This repository tracks the analysis pipeline for RRBS analysis for the Fedulov lab. All analysis steps are recorded in analysis.md
. The rrbs_data
folder contains a scripts
subfolder, which contains all of the scripts use to run various aspects of the analysis. The portions of analysis.md
that use bash were run on Oscar, while the R sections were run on a local machine.

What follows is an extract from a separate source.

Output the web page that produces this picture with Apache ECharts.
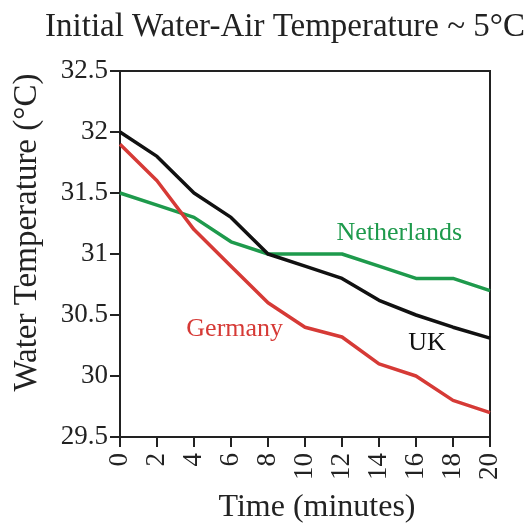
<!DOCTYPE html>
<html><head><meta charset="utf-8">
<script src="https://cdn.jsdelivr.net/npm/echarts@6/dist/echarts.min.js"></script>
<style>html,body{margin:0;padding:0;background:#fff}#c{width:529px;height:526px}</style>
</head><body><div id="c"></div>
<script>
const minutes = [0, 2, 4, 6, 8, 10, 12, 14, 16, 18, 20];
const uk = [32.0, 31.8, 31.5, 31.3, 31.0, 30.9, 30.8, 30.62, 30.5, 30.4, 30.31];
const germany = [31.9, 31.6, 31.2, 30.9, 30.6, 30.4, 30.32, 30.1, 30.0, 29.8, 29.7];
const netherlands = [31.5, 31.4, 31.3, 31.1, 31.0, 31.0, 31.0, 30.9, 30.8, 30.8, 30.7];
const labelNetherlands = [15.1, 31.17];
const labelUK = [16.6, 30.27];
const labelGermany = [6.2, 30.38];

const font = "'Liberation Serif', 'Times New Roman', serif";
function pairs(vals){ return minutes.map((m,i)=>[m, vals[i]]); }
function mk(name, vals, color, pos){
  return {
    name, type:'line', data:pairs(vals), showSymbol:false, symbol:'none',
    lineStyle:{color, width:3.5}, itemStyle:{color},
    markPoint:{symbol:'circle', symbolSize:0,
      data:[{coord:pos, value:name}],
      label:{show:true, formatter:name, color, fontFamily:font, fontSize:26, position:'inside'}}
  };
}
const chart = echarts.init(document.getElementById('c'));
chart.setOption({
  animation:false,
  title:{text:'Initial Water-Air Temperature ~ 5°C', left:280, textAlign:'center', top:6,
    textStyle:{fontFamily:font, fontSize:33, fontWeight:'normal', color:'#222'}},
  grid:{left:120, right:39, top:71, bottom:89, outerBoundsMode:'none', containLabel:false,
    show:true, borderColor:'#222', borderWidth:2, backgroundColor:'transparent'},
  xAxis:{type:'value', min:0, max:20, interval:2,
    name:'Time (minutes)', nameLocation:'middle', nameGap:55,
    nameTextStyle:{fontFamily:font, fontSize:32, color:'#222', padding:[0,0,0,24]},
    axisLine:{lineStyle:{color:'#222', width:2}},
    axisTick:{show:true, length:10, lineStyle:{color:'#222', width:2}},
    axisLabel:{rotate:90, fontFamily:font, fontSize:27, color:'#222', margin:16},
    splitLine:{show:false}},
  yAxis:{type:'value', min:29.5, max:32.5, interval:0.5,
    name:'Water Temperature (°C)', nameLocation:'middle', nameGap:76,
    nameTextStyle:{fontFamily:font, fontSize:33, color:'#222', padding:[0,0,0,43]},
    axisLine:{show:true, lineStyle:{color:'#222', width:2}},
    axisTick:{show:true, length:10, lineStyle:{color:'#222', width:2}},
    axisLabel:{fontFamily:font, fontSize:27, color:'#222', margin:12,
      formatter:v=>String(+v.toFixed(1))},
    splitLine:{show:false}},
  series:[
    mk('Netherlands', netherlands, '#1e9a4c', labelNetherlands),
    mk('Germany', germany, '#d63a36', labelGermany),
    mk('UK', uk, '#111111', labelUK)
  ]
});
</script></body></html>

Initial QC of raw reads was run using FASTQC (Andrews S. (2010). FastQC: a quality control tool for high throughput sequence data. Available online at: http://www.bioinformatics.babraham.ac.uk/projects/fastqc). Reads were trimmed using Trim Galore using the following settings: --quality 20 --adapter AGATCGGAAGAGC --stringency 1 --length 50
(Andrews S. (2012). Available online at :http://www.bioinformatics.babraham.ac.uk/projects/trim_galore). Bismark was used to prepare the reference genome (Ensembl Release 89 of GRCm38) and to align trimmed reads using the --bowtie2
parameter. Bismark methylation extractor was used to extract methylation information using the following parameters --bedGraph --comprehensive --ignore 3 -s --merge_non_CpG
.
The edgeR package was used to find differentially methylated loci (Chen et al. 2018). The glmFit function was used to fit a negative binomial generalized log-linear model. The experimental design matrix was constructed using modelMatrixMeth with a factorial experimental design (~hormone * treatment
). The glmLRT function was used to find differentially methylated loci for comparisons of interest, which were made by constructing contrast vectors. Individual CpG sites were considered differentially methylated if the nominal p-value was < 0.02 and if the CpG was within 5 kilobases upstream or downstream of a transcription start site. Interaction term contrasts were only explored for loci where the inclusion of the interaction terms better fit the data (e.g., p-values were < 0.02 for the glmLRT with both interaction coefficients).